Source: National Bureau of Statistics of China; Longzhong Info; Sunsirs; Jan-Mar 2025 data
Retail prices for tires in Mongolia are 35%-55% higher than in Chinese producing regions, primarily due to transportation costs, import tariffs, and distribution layers. Ulaanbaatar concentrates about 70% of the country's tire dealers and retail outlets. Winter tires (snow tires) are an essential demand, accounting for around 40% of annual PCR consumption. Mining tires are mostly procured through direct sales agreements, leading to relatively smaller price fluctuations.
Source: National Statistics Office of Mongolia; Ulaanbaatar Chamber of Commerce; Industry Estimates; Dec 2024
Mongolia's tire imports are dominated by PCR tires, but OTR mining tires hold a prominent value share. TBR tires are benefiting from steady growth in mineral transportation and cross-border logistics demand. The winter tire segment typically sees an import peak from September to November.
| Segment Category | Import Share (Vol.) | Value Share | Trend |
|---|---|---|---|
| PCR | ~52% | ~38% | Stable Growth |
| TBR | ~27% | ~32% | ↑Demand Rising |
| OTR | ~18% | ~26% | ↑Strong Growth |
| Agricultural & Others | ~3% | ~4% | Flat |
Source: Mongolia Customs; China Customs HS Code 4011 Statistics; Full Year 2024 Data
Mining OTR tires are the most strategically valuable segment in the Mongolian market. The Oyu Tolgoi copper mine alone consumes over 8,000 large OTR tires annually, with single tire prices reaching USD 15,000 to 40,000. Supply is dominated by Michelin, Bridgestone, Goodyear, and Chinese brands (such as Triangle and Linglong). Chinese brands are rapidly gaining market share in the mid-range OTR segment through competitive pricing.
Source: Industry Research Data; Oyu Tolgoi Annual Report; 2024
Natural rubber (SCRWF) prices in China fluctuate between 14,000 and 17,000 CNY/ton, while synthetic rubber (SBR) ranges from 11,000 to 14,000 CNY/ton, and carbon black (N330) is around 7,500 to 9,000 CNY/ton. CIF prices for imported tires in Mongolia are significantly affected by raw material cost transmission. Combined with overland transport fees (approximately 8%-12% of total cost), end-market price sensitivity remains high.

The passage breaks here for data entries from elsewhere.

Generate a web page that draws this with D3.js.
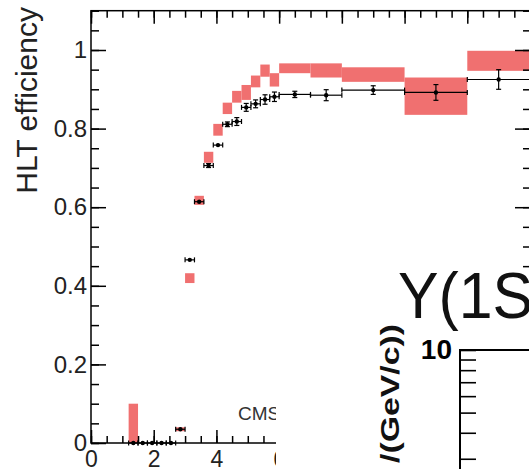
<!DOCTYPE html>
<html><head><meta charset="utf-8">
<script src="https://cdn.jsdelivr.net/npm/d3@7"></script>
<style>html,body{margin:0;padding:0;background:#fff;overflow:hidden}</style>
</head><body><svg id="c" width="529" height="469"></svg>
<script>
// ---- data ----
const binLo  = [1.2,1.5,1.8,2.1,2.4,2.7,3.0,3.3,3.6,3.9,4.2,4.5,4.8,5.1,5.4,5.7,6,7,8,10,12];
const binHi  = [1.5,1.8,2.1,2.4,2.7,3.0,3.3,3.6,3.9,4.2,4.5,4.8,5.1,5.4,5.7,6.0,7,8,10,12,14];
const effVal = [0,0,0,0,0,0.035,0.466,0.614,0.706,0.758,0.811,0.818,0.854,0.863,0.874,0.881,0.887,0.885,0.898,0.892,0.925];
const effErr = [0.002,0.002,0.002,0.002,0.002,0.003,0.003,0.004,0.005,0.004,0.006,0.01,0.01,0.01,0.012,0.012,0.008,0.014,0.011,0.02,0.025];
const boxLo  = [0,null,null,null,null,0.030,0.407,0.606,0.713,0.782,0.837,0.866,0.873,0.905,0.932,0.907,0.941,0.930,0.919,0.835,0.947];
const boxHi  = [0.1,null,null,null,null,0.040,0.432,0.629,0.741,0.812,0.866,0.896,0.911,0.935,0.963,0.941,0.966,0.966,0.956,0.930,0.998];
const xMajor = [0,2,4,6,8,10,12,14];
const yMajor = [0,0.2,0.4,0.6,0.8,1];
const yTickLabels = ["0","0.2","0.4","0.6","0.8","1"];
const insetTicks = [2,3,4,5,6,7,8,9,10];

const svg = d3.select("#c");
const W = 529, H = 469;
const x = d3.scaleLinear().domain([0,14]).range([91,530]);
const y = d3.scaleLinear().domain([0,1.1]).range([443,10.7]);
const font = "'Liberation Sans', Arial, sans-serif";
const red = "#f07070";

// boxes
const boxes = binLo.map((l,i)=>({l,h:binHi[i],lo:boxLo[i],hi:boxHi[i]})).filter(d=>d.lo!==null);
svg.append("g").selectAll("rect").data(boxes).join("rect")
  .attr("x",d=>x(d.l)).attr("width",d=>x(d.h)-x(d.l))
  .attr("y",d=>y(d.hi)).attr("height",d=>y(d.lo)-y(d.hi))
  .attr("fill",red);

// points
const pts = binLo.map((l,i)=>({l,h:binHi[i],c:(l+binHi[i])/2,v:effVal[i],e:effErr[i]}));
const pg = svg.append("g").attr("stroke","#000").attr("stroke-width",1.2);
pts.forEach(d=>{
  pg.append("line").attr("x1",x(d.l)).attr("x2",x(d.h)).attr("y1",y(d.v)).attr("y2",y(d.v));
  [d.l,d.h].forEach(e=>pg.append("line").attr("x1",x(e)).attr("x2",x(e)).attr("y1",y(d.v)-2.5).attr("y2",y(d.v)+2.5));
  pg.append("line").attr("x1",x(d.c)).attr("x2",x(d.c)).attr("y1",y(d.v+d.e)).attr("y2",y(d.v-d.e));
  if (d.e>0.004){
    [d.v+d.e,d.v-d.e].forEach(e=>pg.append("line").attr("x1",x(d.c)-2.5).attr("x2",x(d.c)+2.5).attr("y1",y(e)).attr("y2",y(e)));
  }
  pg.append("circle").attr("cx",x(d.c)).attr("cy",y(d.v)).attr("r",2.2).attr("fill","#000").attr("stroke","none");
});

// axes
function minorVals(lo,hi,step){const a=[];for(let v=lo;v<=hi+1e-9;v+=step)a.push(+v.toFixed(4));return a;}
const axStyle = g=>{g.selectAll("path,line").attr("stroke","#000").attr("stroke-width",1.5);g.select(".domain").remove();};
// bottom
svg.append("g").attr("transform","translate(0,443)")
  .call(d3.axisBottom(x).tickValues(minorVals(0,14,0.5)).tickSize(-7).tickFormat(""))
  .call(axStyle);
svg.append("g").attr("transform","translate(0,443)")
  .call(d3.axisBottom(x).tickValues(xMajor).tickSize(-13).tickPadding(8).tickFormat(d3.format("d")))
  .call(axStyle)
  .call(g=>g.selectAll("text").attr("font-family",font).attr("font-size",23).attr("fill","#222").attr("dy","0.71em"));
// top
svg.append("g").attr("transform","translate(0,10.7)")
  .call(d3.axisTop(x).tickValues(minorVals(0,14,0.5)).tickSize(-7).tickFormat("")).call(axStyle);
svg.append("g").attr("transform","translate(0,10.7)")
  .call(d3.axisTop(x).tickValues(xMajor).tickSize(-13).tickFormat("")).call(axStyle);
// left
svg.append("g").attr("transform","translate(91,0)")
  .call(d3.axisLeft(y).tickValues(minorVals(0,1.1,0.05)).tickSize(-8).tickFormat("")).call(axStyle);
svg.append("g").attr("transform","translate(91,0)")
  .call(d3.axisLeft(y).tickValues(yMajor).tickSize(-15).tickPadding(4).tickFormat((d,i)=>yTickLabels[i]))
  .call(axStyle)
  .call(g=>g.selectAll("text").attr("font-family",font).attr("font-size",24).attr("fill","#222"));
// right
svg.append("g").attr("transform","translate(530,0)")
  .call(d3.axisRight(y).tickValues(minorVals(0,1.1,0.05)).tickSize(-7).tickFormat("")).call(axStyle);
svg.append("g").attr("transform","translate(530,0)")
  .call(d3.axisRight(y).tickValues(yMajor).tickSize(-15).tickFormat("")).call(axStyle);
// frame
svg.append("rect").attr("x",91).attr("y",10.7).attr("width",439).attr("height",432.3)
  .attr("fill","none").attr("stroke","#000").attr("stroke-width",1.5);

// axis title
svg.append("text").attr("transform","translate(37,7) rotate(-90)").attr("text-anchor","end")
  .attr("font-family",font).attr("font-size",30).attr("fill","#222").text("HLT efficiency");
// CMS
svg.append("text").attr("x",238).attr("y",420).attr("font-family",font).attr("font-size",19).attr("fill","#333").text("CMS");

// ---- overlapping inset panel ----
svg.append("rect").attr("x",276).attr("y",271).attr("width",W-276).attr("height",H-271).attr("fill","#fff");
svg.append("text").attr("transform","translate(398,318) scale(0.95,1)")
  .attr("font-family",font).attr("font-size",64).attr("fill","#111").text("Y(1S");
const yl = d3.scaleLog().domain([1,10]).range([350+208,350]);
svg.append("g").attr("transform","translate(460,0)")
  .call(d3.axisLeft(yl).tickValues(insetTicks).tickSize(-16).tickPadding(8).tickFormat(d=>d===10?"10":""))
  .call(g=>{g.select(".domain").remove();g.selectAll("line").attr("stroke","#000").attr("stroke-width",1.6);
            g.selectAll("text").attr("font-family",font).attr("font-size",28).attr("font-weight","bold").attr("fill","#000");});
svg.append("line").attr("x1",460).attr("x2",460).attr("y1",350).attr("y2",H).attr("stroke","#000").attr("stroke-width",2);
svg.append("line").attr("x1",459).attr("x2",W).attr("y1",350).attr("y2",350).attr("stroke","#000").attr("stroke-width",2);
svg.append("text").attr("transform","translate(399,324) rotate(-90) scale(1.3,1)").attr("text-anchor","end")
  .attr("font-family",font).attr("font-size",26).attr("font-weight","bold").attr("fill","#111").text("/(GeV/c))");
</script></body></html>
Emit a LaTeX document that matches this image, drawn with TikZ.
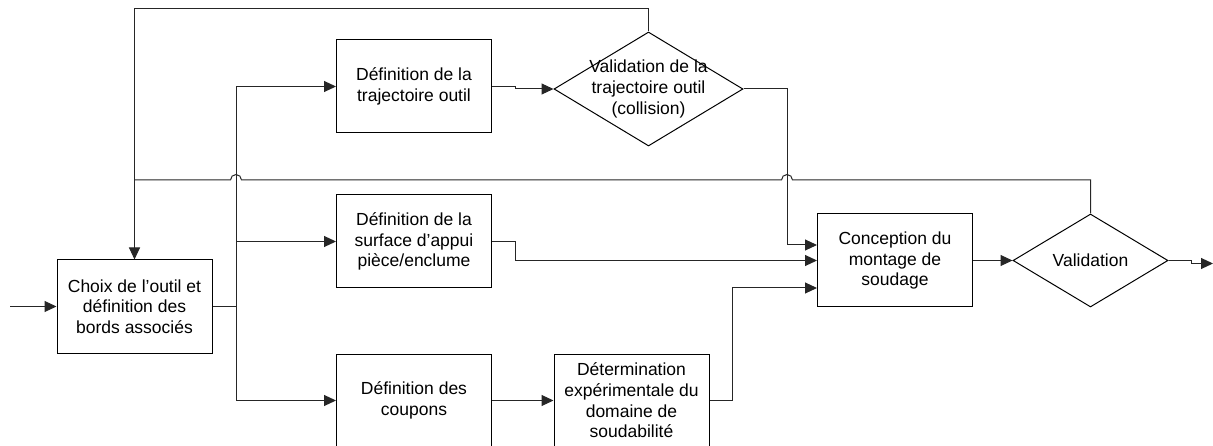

| Raw Material | China Price Range | Trend |
|---|---|---|
| Natural Rubber SCRWF | 14,000 - 17,000 CNY/Ton | High Volatility |
| Synthetic Rubber SBR | 11,000 - 14,000 CNY/Ton | Follows NR Trend |
| Carbon Black N330 | 7,500 - 9,000 CNY/Ton | Relatively Stable |
Source: Sunsirs; Longzhong Info; March 2025 Data; Mongolia CIF estimated using prevailing values
Mongolia's GDP is approximately USD 21 billion (2024), with mining accounting for about 25%. The MNT/USD exchange rate continues to weaken (approx. 3,450:1), driving up the cost of imported goods. China is Mongolia's largest trading partner, with the Erenhot border crossing handling roughly 70% of China-Mongolia overland freight. Tire import tariff rates are around 5%, with no special non-tariff barriers.
| Macro Indicator | Value | Period |
|---|---|---|
| GDP | ~USD 21 Bn | 2024 |
| GDP Growth | ~5.2% | 2024 |
| MNT Exchange Rate | ≈3,450 MNT/USD | Mar 2025 |
| Tire Import Tariff | ~5% | Current |
| Annual Inflation | ~8.5% | 2024 |
Source: World Bank; National Statistics Office of Mongolia; Mongolia Customs; 2024 - Mar 2025 Data
Geopolitically, China-Mongolia relations remain stable, with customs clearance efficiency at Erenhot continuing to improve. Currency risk (MNT depreciation) is the primary financial challenge for importers. Opportunities include: localizing mining tire retreading can reduce costs by 30%-40%; there is ample room for Chinese mid-to-high-end OTR tires to replace international brands; Mongolia's mining expansion cycle brings sustained incremental demand.